Morais, the author of the bestselling The Hundred- Foot Journey brings us a gentle story of a young man’s journey from repressed Japanese monk to a man who breaks free from his closeted life to discover acceptance in the most unexpected place.
Oda grew up in a quaint Japanese village, only to be removed, aged eleven, to study with the monks at a nearby Buddhist temple. On the brink of his fortieth birthday he is ordered by his superior to go to Brooklyn, New York to open a new Buddhist temple.
As the Reverend Oda tentatively arrives at JFK airport, he is greeted by a woman holding a placard with the words REVEREND ODA written in black ink.
“The woman waiting for me in the crowd was wearing a black T-shirt, jeans and flip flops. She was in her late thirties with frost tipped hair that stood up spiky and ragged.’
Assessing the woman he comes to a swift conclusion.
“I had read on the plane a long Japanese article about the decadence of American society, about same-sex marriages and single parent families, so perhaps this was why, at that moment when we first locked eyes, I thought, This is militant American lesbian.”
Greeted by Jennifer Meli (the placard holding militant lesbian), Oda is agog as instead of bowing she hugs him close to her bosom. Americans seemingly have no social boundaries!
This is one of my favourite chapters in the book. Oda’s shock and disgust at American society is so entertaining. Morais describes the Buddhist robes, the shaved head and the white socks and sandals that make Oda stand out from the crowd causing blatant amusement before he has even arrived at his final destination.
Acclimatising himself to his new life Oda begins exploring his local area of Brooklyn.
“The cafe had an etched-glass window out front and a metal-topped bar in the back. When I walked by I was convinced that a rude customer was hissing his disapproval at me, but I discovered, much to my relief, it was just the steam release of the espresso machine.”

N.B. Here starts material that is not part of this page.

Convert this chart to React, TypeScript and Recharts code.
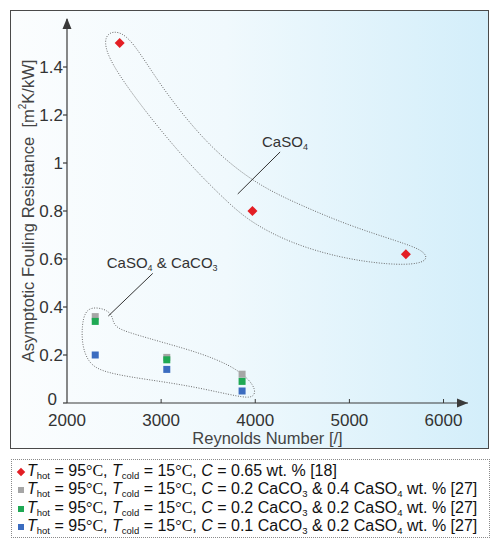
import React from "react";
import {
  ComposedChart,
  Line,
  ReferenceDot,
  ReferenceLine,
  Scatter,
  XAxis,
  YAxis,
} from "recharts";

// CaSO4 only (red diamonds)
const caso4X = [2560, 3970, 5600];
const caso4Y = [1.5, 0.8, 0.62];

// CaSO4 & CaCO3 mixtures (squares), same Reynolds numbers for all three
const mixX = [2300, 3060, 3860];
const grayY = [0.36, 0.19, 0.12];
const greenY = [0.34, 0.18, 0.09];
const blueY = [0.2, 0.14, 0.05];

const xTicks = [2000, 3000, 4000, 5000, 6000];
const yTicks = [0, 0.2, 0.4, 0.6, 0.8, 1, 1.2, 1.4];
const yTickLabels = ["0", "0.2", "0.4", "0.6", "0.8", "1", "1.2", "1.4"];

// dotted outlines around the two groups (data units)
const bigOutlineX = [2542, 2691, 2988, 3360, 3679, 4051, 4476, 5007, 5539, 5773, 5836, 5751, 5433, 4901, 4370, 3945, 3679, 3254, 2776, 2457, 2393, 2436];
const bigOutlineY = [1.55, 1.513, 1.325, 1.1375, 1.0125, 0.904, 0.825, 0.7375, 0.671, 0.6375, 0.604, 0.579, 0.575, 0.604, 0.667, 0.754, 0.846, 1.0125, 1.2417, 1.421, 1.504, 1.542];
const smallOutlineX = [2266, 2404, 2478, 2489, 2531, 2670, 3041, 3413, 3732, 3923, 4009, 3977, 3838, 3413, 3041, 2670, 2351, 2223, 2159, 2159, 2191];
const smallOutlineY = [0.4, 0.392, 0.367, 0.3375, 0.3125, 0.2917, 0.25, 0.2083, 0.158, 0.104, 0.054, 0.021, 0.025, 0.0625, 0.0875, 0.108, 0.133, 0.171, 0.242, 0.325, 0.379];

const RED = "#e31e24";
const GRAY = "#a6a6a6";
const GREEN = "#1fa954";
const BLUE = "#3b6cc0";
const AXIS = "#3a3a3a";
const FONT = "'Liberation Sans', Arial, sans-serif";

const zip = (xs: number[], ys: number[]) => xs.map((x, i) => ({ x, y: ys[i] }));

const redData = zip(caso4X, caso4Y);
const grayData = zip(mixX, grayY);
const greenData = zip(mixX, greenY);
const blueData = zip(mixX, blueY);
const bigOutline = zip(bigOutlineX, bigOutlineY);
const smallOutline = zip(smallOutlineX, smallOutlineY);

const square = (color: string) => (p: any) =>
  <rect x={p.cx - 3.5} y={p.cy - 3.5} width={7} height={7} fill={color} />;

const diamond = (p: any) => (
  <polygon
    points={`${p.cx},${p.cy - 5} ${p.cx + 5},${p.cy} ${p.cx},${p.cy + 5} ${p.cx - 5},${p.cy}`}
    fill={RED}
  />
);

const XTick = (p: any) => (
  <g>
    {p.payload.value !== xTicks[0] && (
      <line x1={p.x} x2={p.x} y1={p.y} y2={p.y - 4} stroke={AXIS} />
    )}
    <text x={p.x} y={p.y + 23} textAnchor="middle" fontSize={17} fill="#333" fontFamily={FONT}>
      {p.payload.value}
    </text>
  </g>
);

const YTick = (p: any) => {
  const i = yTicks.indexOf(p.payload.value);
  const zero = p.payload.value === 0;
  return (
    <text
      x={p.x - (zero ? 6 : 0)}
      y={p.y - (zero ? 4 : 0)}
      dy="0.36em"
      textAnchor="end"
      fontSize={17}
      fill="#333"
      fontFamily={FONT}
    >
      {yTickLabels[i]}
    </text>
  );
};

const arrowRight = (p: any) => (
  <polygon points={`${p.cx},${p.cy} ${p.cx - 11},${p.cy - 4.5} ${p.cx - 11},${p.cy + 4.5}`} fill={AXIS} />
);
const arrowUp = (p: any) => (
  <polygon points={`${p.cx},${p.cy - 1} ${p.cx - 4.5},${p.cy + 10} ${p.cx + 4.5},${p.cy + 10}`} fill={AXIS} />
);

const noteCaSO4 = (p: any) => (
  <text x={p.cx} y={p.cy} fontSize={15} fill="#333" fontFamily={FONT}>
    CaSO<tspan fontSize={9} dy={3}>4</tspan>
  </text>
);
const noteMix = (p: any) => (
  <text x={p.cx} y={p.cy} fontSize={15} fill="#333" fontFamily={FONT}>
    CaSO<tspan fontSize={9} dy={3}>4</tspan>
    <tspan dy={-3}> &amp; CaCO</tspan>
    <tspan fontSize={9} dy={3}>3</tspan>
  </text>
);

const XTitle = ({ viewBox }: any) => (
  <text x={viewBox.x + viewBox.width / 2} y={viewBox.y + 41} textAnchor="middle" fontSize={16.5} fill="#444" fontFamily={FONT}>
    Reynolds Number [/]
  </text>
);
const YTitle = ({ viewBox }: any) => {
  const cx = viewBox.x + 18;
  const cy = viewBox.y + viewBox.height / 2;
  return (
    <text
      x={cx}
      y={cy}
      transform={`rotate(-90, ${cx}, ${cy})`}
      textAnchor="middle"
      dominantBaseline="central"
      fontSize={16.5}
      fill="#444"
      fontFamily={FONT}
    >
      Asymptotic Fouling Resistance{"\u00a0 "}[m<tspan fontSize={10} dy={-6}>2</tspan>
      <tspan dy={6}>K/kW]</tspan>
    </text>
  );
};

const Sub = ({ children }: { children: React.ReactNode }) => (
  <span style={{ fontSize: 9.5, position: "relative", top: 3, lineHeight: 0 }}>{children}</span>
);
const Deg = () => <span style={{ fontFamily: "'Liberation Serif', serif", lineHeight: 0 }}>°C</span>;

const legendColors = [RED, GRAY, GREEN, BLUE];
const legendTail = [
  <>0.65 wt. % [18]</>,
  <>0.2 CaCO<Sub>3</Sub> &amp; 0.4 CaSO<Sub>4</Sub> wt. % [27]</>,
  <>0.2 CaCO<Sub>3</Sub> &amp; 0.2 CaSO<Sub>4</Sub> wt. % [27]</>,
  <>0.1 CaCO<Sub>3</Sub> &amp; 0.2 CaSO<Sub>4</Sub> wt. % [27]</>,
];

export default function App() {
  return (
    <div style={{ position: "relative", width: 484, height: 532, fontFamily: FONT }}>
      <div
        style={{
          position: "absolute",
          left: 2,
          top: 2,
          width: 479,
          height: 439,
          boxSizing: "border-box",
          border: "1.5px solid #4a4a4a",
          background: "linear-gradient(90deg, #fbfdfe 0%, #f0f9fd 45%, #d3eefa 100%)",
        }}
      />
      <div style={{ position: "absolute", left: 2, top: 2 }}>
        <ComposedChart width={480} height={440} margin={{ top: 9, right: 22, bottom: 0, left: 0 }}>
          <XAxis
            type="number"
            dataKey="x"
            domain={[2000, 6260]}
            allowDataOverflow
            ticks={xTicks}
            tickLine={false}
            tickSize={0}
            tickMargin={0}
            height={47}
            stroke={AXIS}
            strokeWidth={1.2}
            tick={XTick}
            label={{ content: XTitle }}
          />
          <YAxis
            type="number"
            dataKey="y"
            domain={[0, 1.6]}
            allowDataOverflow
            ticks={yTicks}
            tickSize={4}
            tickMargin={0}
            width={57}
            stroke={AXIS}
            strokeWidth={1.2}
            tick={YTick}
            label={{ content: YTitle }}
          />
          <Line
            data={bigOutline}
            dataKey="y"
            type="basisClosed"
            stroke="#6b6b6b"
            strokeWidth={1}
            strokeDasharray="1 1.5"
            dot={false}
            activeDot={false}
            isAnimationActive={false}
          />
          <Line
            data={smallOutline}
            dataKey="y"
            type="basisClosed"
            stroke="#6b6b6b"
            strokeWidth={1}
            strokeDasharray="1 1.5"
            dot={false}
            activeDot={false}
            isAnimationActive={false}
          />
          <ReferenceLine segment={[{ x: 4264, y: 1.046 }, { x: 3814, y: 0.871 }]} stroke="#333" strokeWidth={1} />
          <ReferenceLine segment={[{ x: 2911, y: 0.54 }, { x: 2439, y: 0.3625 }]} stroke="#333" strokeWidth={1} />
          <ReferenceDot x={4072} y={1.067} r={0} shape={noteCaSO4} />
          <ReferenceDot x={2422} y={0.5625} r={0} shape={noteMix} />
          <ReferenceDot x={6260} y={0} r={0} shape={arrowRight} ifOverflow="visible" />
          <ReferenceDot x={2000} y={1.6} r={0} shape={arrowUp} ifOverflow="visible" />
          <Scatter data={grayData} dataKey="y" shape={square(GRAY)} isAnimationActive={false} />
          <Scatter data={greenData} dataKey="y" shape={square(GREEN)} isAnimationActive={false} />
          <Scatter data={blueData} dataKey="y" shape={square(BLUE)} isAnimationActive={false} />
          <Scatter data={redData} dataKey="y" shape={diamond} isAnimationActive={false} />
        </ComposedChart>
      </div>
      <div
        style={{
          position: "absolute",
          left: 3,
          top: 451,
          width: 479,
          height: 79,
          boxSizing: "border-box",
          border: "1px dotted #8a8a8a",
          padding: "2px 0 0 6px",
          fontSize: 16,
          color: "#111",
          whiteSpace: "nowrap",
        }}
      >
        {legendColors.map((c, i) => (
          <div key={i} style={{ height: 18.3, lineHeight: "18.3px" }}>
            <span
              style={{
                display: "inline-block",
                width: 6,
                height: 6,
                background: c,
                marginRight: 3,
                verticalAlign: 1,
                transform: i === 0 ? "rotate(45deg)" : undefined,
              }}
            />
            <i>T</i>
            <Sub>hot</Sub> = 95<Deg />, <i>T</i>
            <Sub>cold</Sub> = 15<Deg />, <i>C</i> = {legendTail[i]}
          </div>
        ))}
      </div>
    </div>
  );
}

Brooklyn is worlds apart from Oda’s small Japanese village. Oda is startled by the amount of food consumed, the noise and the mix of cultures. He simply cannot fathom it.
Not only does Oda struggle with the Brooklyn community, but also with the Buddhist community. At first he is unprepared to differ from the way he has taught in Japan. He insists that Americans must kneel to pray like the Japanese and refuses to acquiesce to their requests for seats asserting himself as their leader while all the time causing offence.
“We do not modify the formal practice of the Eternal Teachings simply because Americans are fat.”
Soon the Believers begin to drift away and Oda realises that his formal teaching must be modified for American Buddhists. He must strip himself of “arrogance” in order to lead the American Buddhists.
While Oda exudes a calm serenity, the American characters are larger than life and seen through Oda’s eyes, often vulgar. Yet they add to the brilliance of this novel and the underlying message that the sense of belonging can be found far away from home, in the most unexpected of places.
As Oda begins to realise his shortcomings, he finally offers the advice the Americans have been seeking.
“It is in fact my fears that push me to practice this faith to its fullest. And when I do, my personal problems do not go away, but neither do they paralyse me. I bow to them courteously, like they are rather irritating and noisy relatives always demanding respect, before stepping past them to get on with the work at hand.”
This is a sweet book, full of insight and humour and one you will want to go back to again and again.